Trying to be on every platform - As mentioned earlier, spreading yourself thin across five platforms means doing none of them well. Choose two or three and be consistent.

Not repurposing content - A single beneficiary story can become a blog post, an Instagram Reel, a Facebook post, a LinkedIn article, and an email newsletter feature. Work smarter by adapting content across channels rather than creating everything from scratch.

FAQs - Social media for charities

How many social media platforms should a charity be on?

Focus on two or three platforms you can manage well rather than spreading yourself thin across five or more. Choose based on where your target supporters are most active.

How often should a charity post on social media?

Consistency matters more than frequency. Three quality posts a week will outperform daily filler. Use free scheduling tools like Meta Business Suite to batch content and stay consistent.

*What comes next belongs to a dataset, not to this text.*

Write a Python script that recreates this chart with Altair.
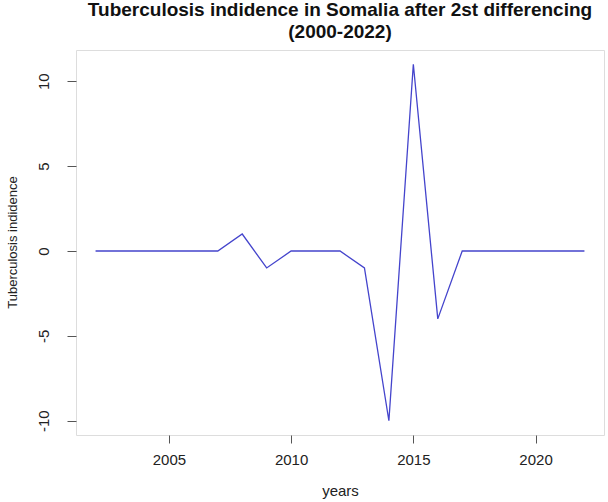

What type of content works best for charities on social media?

Real stories with genuine impact perform best - beneficiary stories (with consent), behind-the-scenes footage, and content that makes donations tangible.

How much content should be donation asks?

Follow the 80/20 rule. 80% value-driven content (stories, education, impact updates) and 20% direct asks. Mix in lower-barrier actions like sharing posts, signing up to newsletters, or volunteering.

Can charities use paid social media on a small budget?

Yes. Even £50 - £100 a month makes a difference. Boost top-performing organic posts, concentrate on key moments like Giving Tuesday, and retarget website visitors who haven't yet converted.

Which social media metrics matter most for charities?

Focus on link clicks, website traffic from social, actual conversions (donations, signups, registrations), engagement rates, and direct messages.

What are the biggest social media mistakes charities make?

Only posting when asking for money, using overly formal language, ignoring comments and messages, and trying to be on too many platforms at once.